I knocked on the door of the duplex where I used to live and an Eastern European man answered the door in his boxer briefs. I explained to him that I had hidden a board under his house three years ago and I wanted to look for it, and he said he had no idea what I was talking about. After a second, slower explanation, he kind of understood and we walked through the living room toward the porch.

I crawled behind the house and peered under the porch. To my pure delight, the pong table was there. And it looked beautiful. Even the Sharpie notes were still legible. It was like finding the Dead Sea Scrolls, but even better because my scroll was a piece of plywood and it said things like “Keely Rules” and “Team Super Sweet.”

Table Talk

So yes, there were some regrettable phrases written on the table. Seeing “Team Super Sweet” was disappointing because I recognized the penmanship as my own. Was I actually on a team that named itself Super Sweet? I felt exactly as I had during my senior year of high school when I opened a time capsule and found out that my freshman self had listed Smashmouth as one of his favorite bands. To this day, I’m not sure if I actually liked Smashmouth when I was fifteen or if I was just playing a joke on future self. Not funny, freshman self. Not funny.

Also on the table:

- “Wait, wait, I found it.” Perhaps one of my roommates can explain this quote. I remember the phrase vaguely, but the etymology is a mystery. For some reason I feel like “it” was a penis and “I” was someone who had just visited the beach.

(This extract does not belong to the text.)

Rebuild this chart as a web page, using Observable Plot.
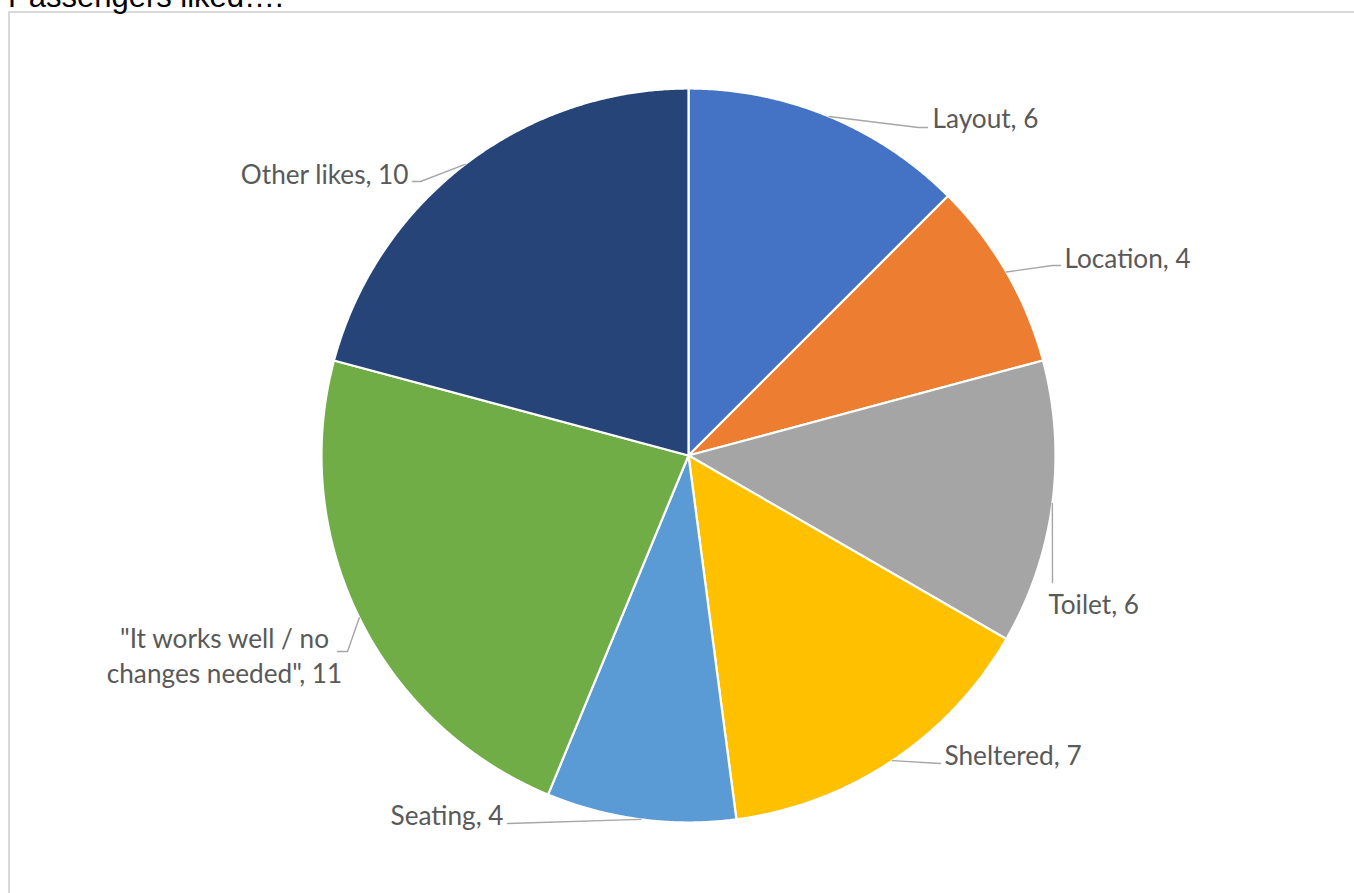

- “GO BIG OR GO HOME.” The only time in a male’s life when it’s permissible to write a phrase such as “GO BIG OR GO HOME” on a table is the summer after his freshmen year of college. I believe that all of us, during that summer, would have called our adopted slogan “clever.”

So I Had The Table and It Was Finally Time to Do Something with It

We played pong last night and despite a few setbacks (the cups were too big and the ball I bought turned out to be closer to an inflated condom than a regulation pong ball), it was glorious.
It’s Good to Have Pong Back

And I think we can make it last this time.